A significant downside with the C++ implementation lies in the communication between the Queue Runner and the builders.
This system, built on SSH, directly interfaced with the Nix daemons of the builders, requiring an expensive SSH handshake for each build and being hard to debug when issues like the lack of SSH known host keys occured.
Additionally, the scheduling mechanism handled all architectures in a single queue, starving one architecture like x86_64-linux from new builds when other architectures like aarch64-darwin were overly busy.
To solve these limitations, we redesigned and reimplemented the Queue Runner in Rust using gRPC for communication with the builders.
This also allowed us to switch the direction of communication, where the builder connects to the Queue Runner rather than the Queue Runner requiring prior knowledge about the builder.
It also allows us to introduce generic messages unrelated to the Nix protocol between Queue Runner and builder, which enables monitoring of the system utilization of all builders and allows us to make more sophisticated scheduling decisions and give more information to the user:
We also re-engineered the queueing mechanism to split the queue between architectures and implemented different scheduling strategies to ensure we don’t give already overloaded builders even more work.
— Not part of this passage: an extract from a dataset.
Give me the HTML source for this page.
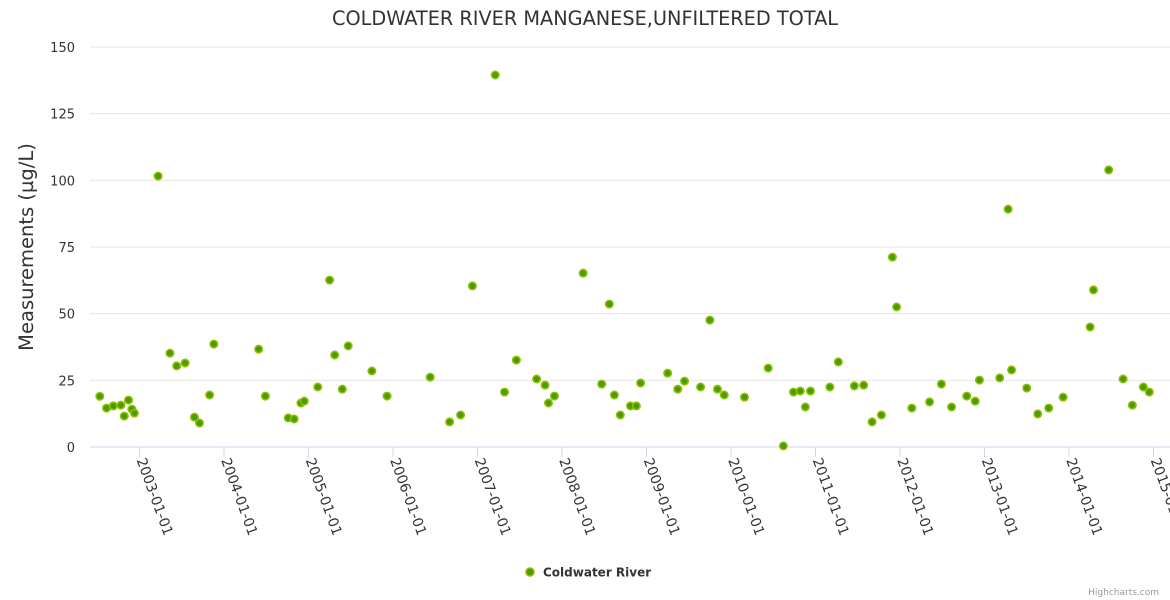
<!DOCTYPE html>
<html><head><meta charset="utf-8"><style>body{margin:0;background:#fff}svg{display:block;font-family:"DejaVu Sans","Liberation Sans",sans-serif}</style></head>
<body>
<svg id="chart" width="1170" height="600">
<rect width="1170" height="600" fill="#fff"/>
<text x="585" y="25" text-anchor="middle" font-size="19.3" fill="#333">COLDWATER RIVER MANGANESE,UNFILTERED TOTAL</text>
<text transform="translate(33,247) rotate(-90)" text-anchor="middle" font-size="19.5" fill="#333">Measurements (µg/L)</text>
<g id="grid"></g><g id="xaxis"></g><g id="points"></g>
<g>
<circle cx="530" cy="572" r="4" fill="#4c9a00" stroke="#8cc000" stroke-width="1.5"/>
<text x="543" y="576.5" font-size="12" font-weight="bold" fill="#333">Coldwater River</text></g>
<text x="1159" y="595" text-anchor="end" font-size="9" fill="#999">Highcharts.com</text>
</svg>
<script>
const yTicks=[0,25,50,75,100,125,150];
const xTickYears=[2003,2004,2005,2006,2007,2008,2009,2010,2011,2012,2013,2014,2015];
const dates=[2002.53,2002.61,2002.69,2002.78,2002.82,2002.87,2002.91,2002.94,2003.22,2003.36,2003.44,2003.54,2003.65,2003.71,2003.83,2003.88,2004.41,2004.49,2004.76,2004.83,2004.91,2004.95,2005.11,2005.25,2005.31,2005.40,2005.47,2005.75,2005.93,2006.44,2006.67,2006.80,2006.94,2007.21,2007.32,2007.46,2007.70,2007.80,2007.84,2007.91,2008.25,2008.47,2008.56,2008.62,2008.69,2008.81,2008.88,2008.93,2009.25,2009.37,2009.45,2009.64,2009.75,2009.84,2009.92,2010.16,2010.44,2010.62,2010.74,2010.82,2010.88,2010.94,2011.17,2011.27,2011.46,2011.57,2011.67,2011.78,2011.91,2011.96,2012.14,2012.35,2012.49,2012.61,2012.79,2012.89,2012.94,2013.18,2013.28,2013.32,2013.50,2013.63,2013.76,2013.93,2014.25,2014.29,2014.47,2014.64,2014.75,2014.88,2014.95];
const values=[19,14.6,15.4,15.7,11.6,17.6,14.2,12.7,101.6,35.2,30.4,31.5,11.2,9,19.5,38.6,36.7,19.1,10.9,10.5,16.5,17.2,22.5,62.6,34.5,21.7,37.9,28.5,19.1,26.2,9.4,12,60.4,139.5,20.6,32.6,25.5,23.2,16.5,19.1,65.2,23.6,53.6,19.5,12,15.4,15.4,24,27.7,21.7,24.7,22.5,47.6,21.7,19.5,18.7,29.6,0.4,20.6,21,15,21,22.5,31.9,22.9,23.2,9.4,12,71.2,52.5,14.6,16.9,23.6,15,19.1,17.2,25.1,25.9,89.2,28.9,22.1,12.4,14.6,18.7,45,58.9,103.9,25.5,15.7,22.5,20.6];
const NS="http://www.w3.org/2000/svg";
const yS=v=>447-v*400/150;
const xS=t=>139.5+(t-2003)*84.5;
function mk(tag,attrs,parent){const e=document.createElementNS(NS,tag);for(const k in attrs)e.setAttribute(k,attrs[k]);parent.appendChild(e);return e;}
const grid=document.getElementById('grid');
yTicks.forEach(v=>{
  const l=mk('line',{x1:90,x2:1170,y1:yS(v),y2:yS(v),stroke:v===0?'#ccd6eb':'#e6e6e6','stroke-width':1},grid);
  
  
  const t=mk('text',{x:75,y:yS(v)+5,'text-anchor':'end','font-size':13,fill:'#333'},grid);
  t.textContent=v;
  
  
});
const xa=document.getElementById('xaxis');
xTickYears.forEach(yr=>{
  const x=xS(yr);
  const l=mk('line',{x1:x,x2:x,y1:447,y2:457,stroke:'#ccd6eb'},xa);
  
  
  const t=mk('text',{transform:`translate(${x-3},460) rotate(70)`,'font-size':14,fill:'#333'},xa);
  t.textContent=yr+'-01-01';
  
  
});
const pg=document.getElementById('points');
dates.forEach((d,i)=>{
  const c=mk('circle',{cx:xS(d),cy:yS(values[i]),r:3.7,fill:'#4c9a00',stroke:'#8cc000','stroke-width':1.6},pg);
  
  
});
</script>
</body></html>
Using the new Queue Runner does not require any database changes, as it adheres to the same interface, writes the same information to the database and also communicates with the other Hydra components via PostgreSQL NOTIFY.
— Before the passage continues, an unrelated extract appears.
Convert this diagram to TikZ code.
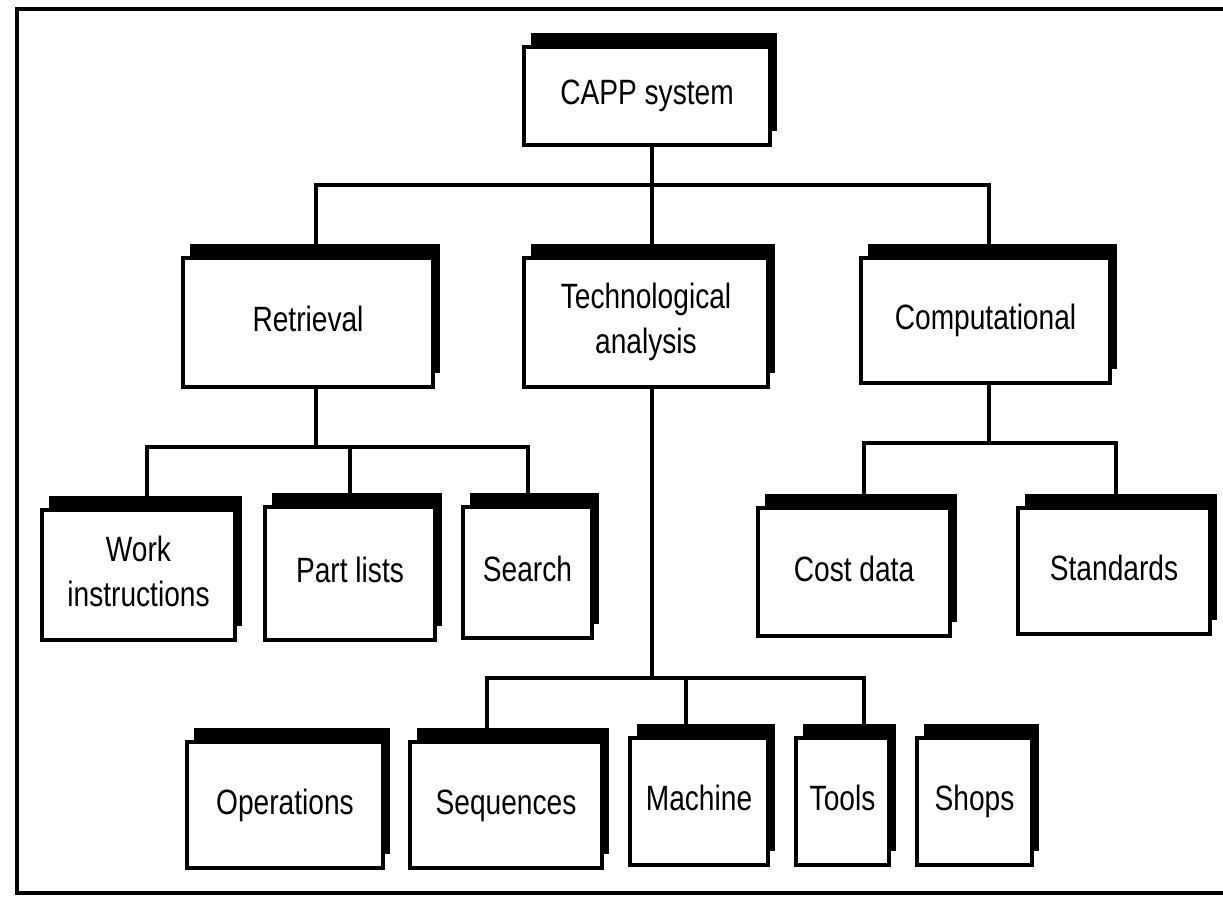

The majority of the development took place in a separate repository and is planned be merged into the Hydra repository.
We also presented the solution at the last NixCon.
The new implementation is in use by Helsinki Systems internally, and was also temporarily used by the Nix-Community Hydra.
Timeline
We are close to going to production and replacing the current C++ implementation of the Hydra Queue Runner. The current timeline is:
- Deploy new builder service to all builder hosts in NixOS Infra
- Do some final testing of the Queue Runner RS on the staging Hydra this weekend
- Near the middle of next week we plan the switch of the C++ Queue Runner, disabling the old Queue Runner and deploying the new one permanently. If there are any unforeseen consequences, we can switch back to the C++ Queue Runner
- The goal is to have this done by the next meeting
- After that we will look into a 64-bit timestamp migration, because all timestamps are currently still 32-bit. We have the old database server for testing the migration and determining the expected downtime
- Roughly 2-3 weeks later we plan to deploy presigned URLs (depending on how everything eles goes). This is a new features which allows builders to directly upload build outputs to S3 rather than pushing them to the Queue Runner first which then uploads to S3 - eliminating yet another bottleneck of the old design
- This is already implemented and is currently being tested
Meeting
In the past few months we met every two weeks on Thursday evening 6PM CEST.
We moved the date to Tuesday 6PM CEST and agreed to make this meeting public, allowing anyone to join.
The next meeting will be on 2026-02-10T17:00:00Z.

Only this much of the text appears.